Schematic film preparation procedure.
Fig. 1 Schematic film preparation procedure.

The reported work has proof-of-principle character using simple organic groups and glass as the substrate. For the subsequent development of coatings as molecular contaminant traps, specific functional organic groups and metal alkoxide mixtures will be used.

Results and discussion

In the first step, commercially available PS spheres of 100 nm diameter were deposited onto cleaned glass slides from a dispersion in water by dip coating. This is a simple and convenient method to obtain densely packed layers of polymer spheres by self-assembly.5 After drying the film of packed PS spheres for 24 h at ambient temperature, the slides, without further treatment, were immersed in a sol of hydrolyzed alkoxide precursors. During this step the PS spheres are coated with an organically modified mixed oxide gel network.
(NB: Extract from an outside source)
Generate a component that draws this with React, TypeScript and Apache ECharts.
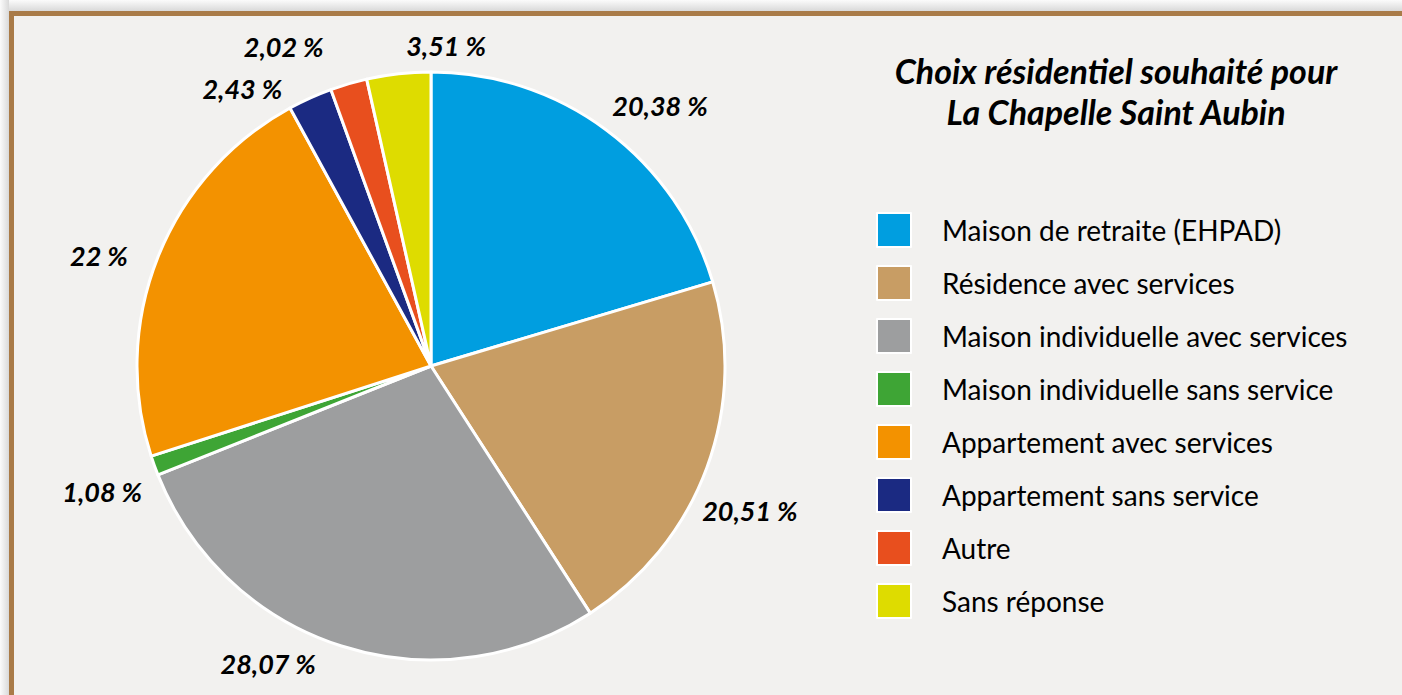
import React, { useEffect, useRef } from "react";
import * as echarts from "echarts";

const categories = [
  "Maison de retraite (EHPAD)",
  "Résidence avec services",
  "Maison individuelle avec services",
  "Maison individuelle sans service",
  "Appartement avec services",
  "Appartement sans service",
  "Autre",
  "Sans réponse",
];
const values = [20.38, 20.51, 28.07, 1.08, 22, 2.43, 2.02, 3.51];
const valueLabels = ["20,38 %", "20,51 %", "28,07 %", "1,08 %", "22 %", "2,43 %", "2,02 %", "3,51 %"];
const colors = ["#009ee0", "#c89d64", "#9d9e9f", "#3ea535", "#f39200", "#1b2a82", "#e84f1e", "#dedc00"];
const titleText = "Choix résidentiel souhaité pour\nLa Chapelle Saint Aubin";
// manual nudges of the value labels (as moved in the original chart)
const labelNudges = [
  [40, -14],
  [25, 38],
  [-64, 4],
  [-34, 21],
  [-41, 4],
  [-57, 3],
  [-56, -24],
  [54, -14],
];

export default function App() {
  const ref = useRef<HTMLDivElement>(null);
  useEffect(() => {
    if (!ref.current) return;
    const chart = echarts.init(ref.current, undefined, { renderer: "svg" });
    chart.setOption({
      animation: false,
      backgroundColor: "#f2f1ef",
      title: {
        text: titleText,
        left: 1111,
        top: 45,
        textAlign: "center",
        textStyle: {
          fontFamily: "Lato",
          fontStyle: "italic",
          fontWeight: "bold",
          fontSize: 34,
          lineHeight: 41,
          color: "#000",
        },
      },
      legend: {
        orient: "vertical",
        left: 871,
        top: 207,
        icon: "rect",
        itemWidth: 34,
        itemHeight: 34,
        itemGap: 17,
        itemStyle: { borderColor: "#ffffff", borderWidth: 2 },
        textStyle: {
          fontFamily: "Lato",
          fontSize: 28,
          lineHeight: 34,
          color: "#000",
          padding: [0, 0, 0, 26],
        },
        data: categories,
      },
      graphic: [
        {
          type: "rect",
          shape: { x: 0, y: 0, width: 1402, height: 11 },
          style: {
            fill: new echarts.graphic.LinearGradient(0, 0, 0, 1, [
              { offset: 0, color: "#fbfbfb" },
              { offset: 1, color: "#d9d9d9" },
            ]),
          },
          silent: true,
        },
        {
          type: "rect",
          shape: { x: 0, y: 0, width: 9, height: 695 },
          style: {
            fill: new echarts.graphic.LinearGradient(0, 0, 1, 0, [
              { offset: 0, color: "#fbfbfb" },
              { offset: 1, color: "#d9d9d9" },
            ]),
          },
          silent: true,
        },
        {
          type: "rect",
          shape: { x: 9, y: 11, width: 1393, height: 5 },
          style: { fill: "#a97b48" },
          silent: true,
        },
        {
          type: "rect",
          shape: { x: 9, y: 11, width: 5, height: 684 },
          style: { fill: "#a97b48" },
          silent: true,
        },
      ],
      series: [
        {
          type: "pie",
          center: [431, 366],
          radius: 294,
          startAngle: 90,
          clockwise: true,
          avoidLabelOverlap: false,
          itemStyle: { borderColor: "#ffffff", borderWidth: 3 },
          label: {
            show: true,
            position: "outside",
            formatter: (p: any) => valueLabels[p.dataIndex],
            fontFamily: "Lato",
            fontStyle: "italic",
            fontWeight: "bold",
            fontSize: 27,
            color: "#000",
          },
          labelLine: { show: false, length: 14, length2: 0 },
          labelLayout: (p: any) => ({
            align: "center",
            dx: labelNudges[p.dataIndex][0],
            dy: labelNudges[p.dataIndex][1],
            hideOverlap: false,
          }),
          emphasis: { disabled: true },
          data: categories.map((name, i) => ({
            name,
            value: values[i],
            itemStyle: { color: colors[i] },
          })),
        },
      ],
    });
    return () => chart.dispose();
  }, []);
  return (
    <div
      ref={ref}
      style={{ position: "fixed", left: 0, top: 0, width: 1402, height: 695 }}
    />
  );
}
The employed sols were prepared from mixtures of three different precursors: (i) 2 molar equivalents of Si(OEt)4 (TEOS), (ii) 2 molar equivalents of either phenyltriethoxysilane (PTES) or methyltriethoxysilane (MTES) as organically modified alkoxysilanes, and (iii) 1 molar equivalent of either Zr(OPr)4 or Ti(OiPr)4. Because the hydrolysis and condensation rates of silicon alkoxides are different to those of zirconium or titanium alkoxides, the mixture of silicon precursors, TEOS and PTES or MTES was pre-hydrolyzed in the presence of the non-ionic surfactant Brij 56 in an acidic water–ethanol mixture, whereas the metal alkoxide was reacted with ethyl acetoacetate to decelerate its reactivity. Three combinations were investigated: TEOS/MTES/Zr(OPr)4 (MeSi-Zr), TEOS/MTES/Ti(OiPr)4 (MeSi-Ti), and TEOS/PTES/Ti(OiPr)4 (PhSi-Ti).

The deposited sol–gel films were thermally treated at 100 °C for further network condensation. To dissolve the PS porogen, the aged films were then placed in toluene for a few hours and then thoroughly washed with fresh toluene. Removal of surfactant was carried out by calcination at 400 °C. This temperature treatment allowed removal of residual PS, chelating agent and surfactant without removing the organic groups covalently bonded to the silicon atoms of the gel network. All steps of film manufacturing are schematically shown in Fig. 1.

The temperature stability of the methyl and phenyl groups was monitored by IR spectroscopy of sol–gel films deposited on a KBr disk but otherwise treated the same as the films of coated PS spheres (Fig. 2). Retention of the bands at 1270 cm−1 and 772 cm−1, corresponding to CH deformation and rocking vibrations, proved the presence of Si–CH3group of MeSi-Zr after calcination at 400 °C. On the other hand, decrease of the bands at 2920 and 2850 cm−1, corresponding to C–H stretching vibrations of the surfactant, was observed. This clearly shows that Si–CH3groups were still present after calcination at 400 °C, whereas the surfactant was removed at this temperature. The band at 1020 cm−1 corresponds to overlapping stretching vibrations of Zr–O–Si and Si–O–Si, thus indicating the formation of a mixed-oxide network during sol–gel processing and after thermal treatment.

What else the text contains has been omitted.